Along with his work as the Wolfsonian’s chief librarian, Luca moonlights as a history professor at FIU, and the exhibition evolved from a recent history and film course called “The Underbelly of America” concentrating on American social problems from the 1900s to the 1950s.
“Four of the undergraduate history students elected to work on a curatorial project examining themes of sex, stereotyping, and violence using the Wolfsonian–FIU Library’s collection of pulp periodicals and paperbacks and linking them to pre-code and film noir Hollywood cinema,” Luca explained. At a time when Hollywood films were censored, the pulp periodicals and books tantalized readers with the promise of crime, sexuality, and violence. The four FIU students included Joseph Perez, who focused on the depiction and demonization of Muslim people in pulp adventure cover art; Erica Melamed, who studied how women became increasingly sexualized over the decades on the covers; Tiffany Breslawski, who looked at how violence towards women frequently appeared on crime covers; and Mauriel Fernandez, who concentrated on the tropes of women being kidnapped and used as human shields, whether the villain was a local gangster or a foreign enemy.
All of these themes are present in the compact exhibition at the Wolfsonian, ranging from a 1934 edition of Argosy Weekly titled “Lion of Morocco,” showing a larger-than-life man with a beard and turban menacingly reaching a hand over the sand dunes, to a 1945 issue of Black Mask, where just a woman’s legs, clad in red heels that hint at a fallen woman status, are visible, the majority of the cover consumed by a sidewalk grate under which an armed man is preparing to shoot. The target audience for these books was usually young, white men, and the lurid covers that featured male heroes and helpless or femme fatale women can be seen as a precedent to the character patterns of American comic books.
The artists in the pulp industry were often talented and visually innovative, yet mostly overlooked by the art world. For example, George Gross was a Pratt graduate who worked as a fashion artist and later opened his own art studio, while Rafael Desoto worked in advertising art, supplementing his career with cover paintings for the pulp magazines. In the early decades of the 20th century, these covers were standalone paintings first, before being mass-produced on the paperbacks.

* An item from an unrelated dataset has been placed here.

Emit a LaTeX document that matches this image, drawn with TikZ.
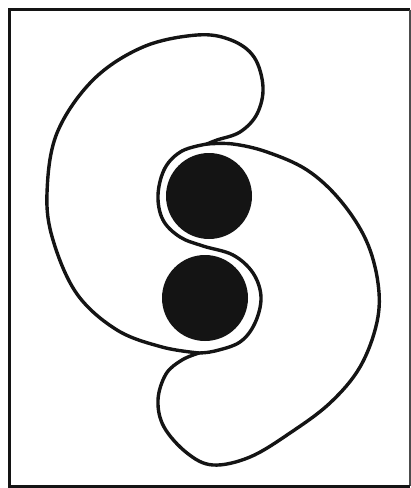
\documentclass[tikz,border=0pt]{standalone}
\usepackage{tikz}

\tikzset{
  outline/.style={draw=black!92, line width=3.4pt, line cap=round, line join=round},
  blob/.style={fill=black!92},
}

\begin{document}
\begin{tikzpicture}[x=1pt, y=-1pt]
  \useasboundingbox (0,0) rectangle (411,488);

  % frame
  \draw[line width=3.5pt, black!92] (9.5,487) -- (9.5,9.5) -- (410,9.5);
  \draw[line width=1.2pt, black!70] (410,9.5) -- (410,486);
  \draw[line width=2.5pt, black!92] (8,486.5) -- (410,486.5);

  % necks
  \coordinate (topneck) at (207,144);
  \coordinate (botneck) at (199,353);

  % the two blobs
  \fill[blob] (209,196) circle (43);
  \fill[blob] (205,298) circle (43);

  % shared S-curve
  \draw[outline] plot[smooth, tension=0.6] coordinates {
    (207,144) (182,151) (165,168) (158,195) (163,220) (180,237)
    (203,246) (233,255) (253,273) (261,297) (255,323) (240,342)
    (215,351) (199,353)};

  % left half, upper lobe
  \draw[outline] plot[smooth, tension=0.6] coordinates {
    (199,353) (162,347) (117,330) (77,294) (53,240) (47,193)
    (57,133) (93,80) (143,47) (197,35) (231,40) (254,57)
    (263,87) (257,114) (240,132) (217,140) (207,144)};

  % right half, lower lobe
  \draw[outline] plot[smooth, tension=0.6] coordinates {
    (207,144) (233,144) (267,152) (307,170) (340,200) (366,240)
    (378,283) (377,322) (360,367) (330,403) (290,433) (250,457)
    (213,465) (187,453) (164,427) (158,400) (166,374) (182,360)
    (199,353)};
\end{tikzpicture}
\end{document}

As Luca stated, “While many museums of the era were interested only in ‘modern’ and abstract art, pulp cover artists and illustrators recognized and capitalized on the average American’s appetite for realistic and even melodramatic imagery.”
In the Shadows: American Pulp Cover Art continues at the Wolfsonian-Florida International University (1001 Washington Avenue, Miami Beach, Florida) through July 9.